Travis Lee Carlson, 37, stands accused of one count of arson in the first degree over the May 18 inferno in Duluth, an industrious, medium-sized port city near the Wisconsin border.
Officers arrived at the duplex apartment building on West Fourth Street just after 4 a.m. on the day in question, according to court documents obtained by Minneapolis-based NBC affiliate KARE.
Carlson was charged Tuesday in State District Court, according to the Duluth News Tribune. In comments to the paper, St. Louis County prosecutor Vicky Wanta said there may be “some mental health or drug-related concerns regarding the defendant’s behavior.”
As first responders arrived to fight the blaze, Carlson allegedly played the Billy Joel song “We Didn’t Start The Fire.”
The song itself is not about an actual fire.
It is a metaphor that refers to the wheels of time insofar as the history of the modern world is governed by newsworthy events that are typically bad, violent, and depressing.
The lyrics to the song during the verses are simply several rhyming names, places, and events that form a chain of flashing images that the author argues have mediated the 20th century via ever-present crises.
The metaphor is employed in the chorus when he sings: “We didn’t start the fire/It was always burning/Since the world’s been turning/We didn’t start the fire/No, we didn’t light it/But we tried to fight it.”
According to Joel, he was inspired to write the song when John Lennon’s son, Sean Lennon, complained about the turmoil of the 1980s and said he wished that he had grown up in the 1950s when “nothing happened,” Rolling Stone reports.
The song was released in September 1989 and became a number-one hit single on the Billboard Hot 100. And it was allegedly “blaring” in Minnesota last week from the upper apartment where the fire was, according to the criminal complaint obtained by various local media outlets.
Carlson also allegedly woke up one of the tenants of the building when he was “smashing glass and breaking things” immediately before the fire, the criminal complaint alleges.
After some 20 minutes of this alleged destruction, the landlord reportedly knocked on the tenant’s door and told him: “the house is on fire.”
A little after 3:30 that morning, a neighbor called 911 to say that he saw Carlson wearing a helmet and smashing his windows.
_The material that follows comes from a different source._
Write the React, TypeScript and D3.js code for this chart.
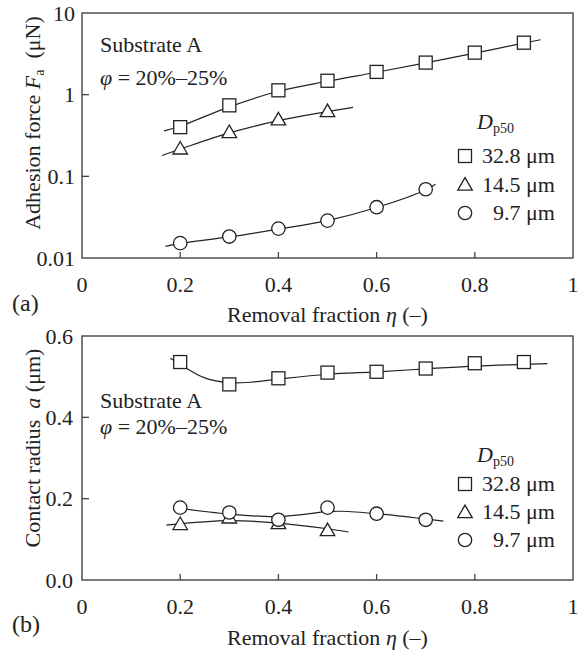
import React from "react";
import * as d3 from "d3";

// ---------- data ----------
const etaTicks = [0, 0.2, 0.4, 0.6, 0.8, 1];
const etaTickLabels = ["0", "0.2", "0.4", "0.6", "0.8", "1"];
const forceTicks = [10, 1, 0.1, 0.01];
const forceTickLabels = ["10", "1", "0.1", "0.01"];
const radiusTicks = [0, 0.2, 0.4, 0.6];
const radiusTickLabels = ["0.0", "0.2", "0.4", "0.6"];

const legendLabels = ["32.8 μm", "14.5 μm", "9.7 μm"];

// (a) adhesion force
const forceEta328 = [0.2, 0.3, 0.4, 0.5, 0.6, 0.7, 0.8, 0.9];
const force328 = [0.4, 0.74, 1.13, 1.48, 1.9, 2.47, 3.27, 4.33];
const forceEta145 = [0.2, 0.3, 0.4, 0.5];
const force145 = [0.22, 0.35, 0.5, 0.63];
const forceEta97 = [0.2, 0.3, 0.4, 0.5, 0.6, 0.7];
const force97 = [0.0152, 0.0183, 0.0229, 0.0287, 0.0419, 0.0695];

const forceFit328: [number, number][] = [[0.167, 0.36], [0.2, 0.41], [0.3, 0.71], [0.4, 1.1], [0.5, 1.46], [0.6, 1.88], [0.7, 2.45], [0.8, 3.22], [0.9, 4.3], [0.934, 4.7]];
const forceFit145: [number, number][] = [[0.163, 0.18], [0.2, 0.215], [0.3, 0.34], [0.4, 0.48], [0.5, 0.62], [0.552, 0.70]];
const forceFit97: [number, number][] = [[0.17, 0.0139], [0.2, 0.0151], [0.3, 0.0181], [0.4, 0.0226], [0.5, 0.0287], [0.6, 0.0415], [0.7, 0.068], [0.72, 0.08]];

// (b) contact radius
const radEta328 = [0.2, 0.3, 0.4, 0.5, 0.6, 0.7, 0.8, 0.9];
const rad328 = [0.536, 0.481, 0.496, 0.51, 0.512, 0.52, 0.533, 0.536];
const radEta145 = [0.2, 0.3, 0.4, 0.5];
const rad145 = [0.138, 0.154, 0.14, 0.123];
const radEta97 = [0.2, 0.3, 0.4, 0.5, 0.6, 0.7];
const rad97 = [0.178, 0.166, 0.148, 0.178, 0.163, 0.148];

const radFit328: [number, number][] = [[0.18, 0.545], [0.2, 0.53], [0.25, 0.497], [0.3, 0.485], [0.35, 0.487], [0.4, 0.494], [0.5, 0.506], [0.6, 0.512], [0.7, 0.519], [0.8, 0.526], [0.9, 0.53], [0.948, 0.532]];
const radFit145: [number, number][] = [[0.172, 0.135], [0.3, 0.146], [0.4, 0.14], [0.5, 0.126], [0.543, 0.118]];
const radFit97: [number, number][] = [[0.2, 0.176], [0.3, 0.162], [0.4, 0.156], [0.5, 0.168], [0.53, 0.169], [0.6, 0.163], [0.7, 0.15], [0.736, 0.145]];

// ---------- styling ----------
const FONT = "'Liberation Serif', 'Times New Roman', serif";
const INK = "#222";
const AXIS = "#444";
const FS = 22;

type Kind = "square" | "triangle" | "circle";

function Marker({ kind, x, y }: { kind: Kind; x: number; y: number }) {
  const common = { fill: "#fff", stroke: INK, strokeWidth: 1.3 };
  if (kind === "square") return <rect x={x - 6.5} y={y - 6.5} width={13} height={13} {...common} />;
  if (kind === "circle") return <circle cx={x} cy={y} r={6.7} {...common} />;
  const s = 14.5;
  const h = s * Math.sqrt(3) / 2;
  const p = [[x, y - h * 0.55], [x - s / 2, y + h * 0.45], [x + s / 2, y + h * 0.45]];
  return <polygon points={p.map((q) => q.join(",")).join(" ")} {...common} />;
}

const L = 82, R = 573;

function Panel({
  top, bottom, yScale, yTicks, yTickLabels, series, fits, tickLabelEnd,
  subY1, subY2, legendD, legendRows, tag, tagY, xLabY, yLabel, yLabCenter,
}: any) {
  const x = d3.scaleLinear().domain([0, 1]).range([L, R]);
  const line = d3.line<[number, number]>()
    .x((d) => x(d[0]))
    .y((d) => yScale(d[1]))
    .curve(d3.curveCatmullRom.alpha(0.5));
  const kinds: Kind[] = ["square", "triangle", "circle"];
  return (
    <g>
      {fits.map((f: [number, number][], i: number) => (
        <path key={"f" + i} d={line(f) || ""} fill="none" stroke={INK} strokeWidth={1.2} />
      ))}
      {series.map((s: any, i: number) =>
        s.eta.map((e: number, j: number) => (
          <Marker key={i + "-" + j} kind={kinds[i]} x={x(e)} y={yScale(s.v[j])} />
        ))
      )}
      <rect x={L} y={top} width={R - L} height={bottom - top} fill="none" stroke={AXIS} strokeWidth={1.4} />
      {etaTicks.map((t, i) => (
        <g key={"xt" + i}>
          {i > 0 && i < etaTicks.length - 1 && (
            <line x1={x(t)} x2={x(t)} y1={bottom} y2={bottom - 6} stroke={AXIS} strokeWidth={1.3} />
          )}
          <text x={x(t)} y={bottom + 34} textAnchor="middle" fontSize={FS} fill={INK}>{etaTickLabels[i]}</text>
        </g>
      ))}
      {yTicks.map((t: number, i: number) => (
        <g key={"yt" + i}>
          {i > 0 && i < yTicks.length - 1 && (
            <line x1={L} x2={L + 7} y1={yScale(t)} y2={yScale(t)} stroke={AXIS} strokeWidth={1.3} />
          )}
          <text x={tickLabelEnd} y={yScale(t)} dy="0.35em" textAnchor="end" fontSize={FS} fill={INK}>{yTickLabels[i]}</text>
        </g>
      ))}
      <text x={100} y={subY1} fontSize={FS} fill={INK}>Substrate A</text>
      <text x={100} y={subY2} fontSize={FS} fill={INK}>
        <tspan fontStyle="italic">φ</tspan> = 20%–25%
      </text>
      <text x={477} y={legendD} fontSize={FS} fill={INK}>
        <tspan fontStyle="italic">D</tspan>
        <tspan fontSize={14} dy={4}>p50</tspan>
      </text>
      {legendRows.map((ly: number, i: number) => (
        <g key={"lg" + i}>
          <Marker kind={kinds[i]} x={465} y={ly - 7} />
          <text x={555} y={ly} textAnchor="end" fontSize={FS} fill={INK}>{legendLabels[i]}</text>
        </g>
      ))}
      <text x={12} y={tagY} fontSize={FS + 2} fill={INK}>{tag}</text>
      <text x={(L + R) / 2} y={xLabY} textAnchor="middle" fontSize={FS} fill={INK}>
        Removal fraction <tspan fontStyle="italic">η</tspan> (–)
      </text>
      <text transform={`translate(40,${yLabCenter}) rotate(-90)`} textAnchor="middle" fontSize={FS} fill={INK}>
        {yLabel}
      </text>
    </g>
  );
}

export default function App() {
  const yTop = d3.scaleLog().domain([0.01, 10]).range([258, 13]);
  const yBot = d3.scaleLinear().domain([0, 0.6]).range([580, 336]);
  return (
    <svg width={583} height={651} style={{ position: "absolute", left: 0, top: 0, background: "#fff" }} fontFamily={FONT}>
      <rect width={583} height={651} fill="#fff" />
      <Panel
        top={13} bottom={258} yScale={yTop} yTicks={forceTicks} yTickLabels={forceTickLabels}
        tickLabelEnd={75}
        series={[{ eta: forceEta328, v: force328 }, { eta: forceEta145, v: force145 }, { eta: forceEta97, v: force97 }]}
        fits={[forceFit328, forceFit145, forceFit97]}
        subY1={52} subY2={85} legendD={129} legendRows={[163, 191.5, 220]}
        tag="(a)" tagY={311} xLabY={322} yLabCenter={123}
        yLabel={<>Adhesion force <tspan fontStyle="italic">F</tspan><tspan fontSize={14} dy={4}>a</tspan><tspan dy={-4}>{"\u00a0\u00a0(μN)"}</tspan></>}
      />
      <Panel
        top={336} bottom={580} yScale={yBot} yTicks={radiusTicks} yTickLabels={radiusTickLabels}
        tickLabelEnd={73}
        series={[{ eta: radEta328, v: rad328 }, { eta: radEta145, v: rad145 }, { eta: radEta97, v: rad97 }]}
        fits={[radFit328, radFit145, radFit97]}
        subY1={408} subY2={434} legendD={462} legendRows={[491, 519, 547]}
        tag="(b)" tagY={632} xLabY={645} yLabCenter={448}
        yLabel={<>{"Contact radius\u00a0\u00a0"}<tspan fontStyle="italic">a</tspan> (μm)</>}
      />
    </svg>
  );
}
The neighbor reported that the landlord went in and out of his apartment and underneath his truck, holding a gas can until he saw what he described as “a flash like a fireball come from the upstairs apartment.”
Investigators allegedly found a hole drilled into the gas tank of Carlson’s truck, a drill laying adjacent to that hole, lids to gas cans near the truck, green-lined traces of a burned accelerant throughout his apartment, and several wires pulled from an electrical panel in the basement, local NBC/CBS affiliate KBJR reports.
Three people and one cat lived in the apartment building. The residents were not injured by the fire, authorities said, and neither were firefighters. The tenants are, however, displaced and are receiving help from the Red Cross, the News Tribune reported.
The defendant was arrested the next day with fresh burns on his arms and legs, various media outlets reported, citing police.
Carlson is detained in the Saint Louis County Jail on a $75,000 bond.
Law&Crime reached out to a representative for Billy Joel about this story.
“We have no comment,” the singer-songwriter’s representative said.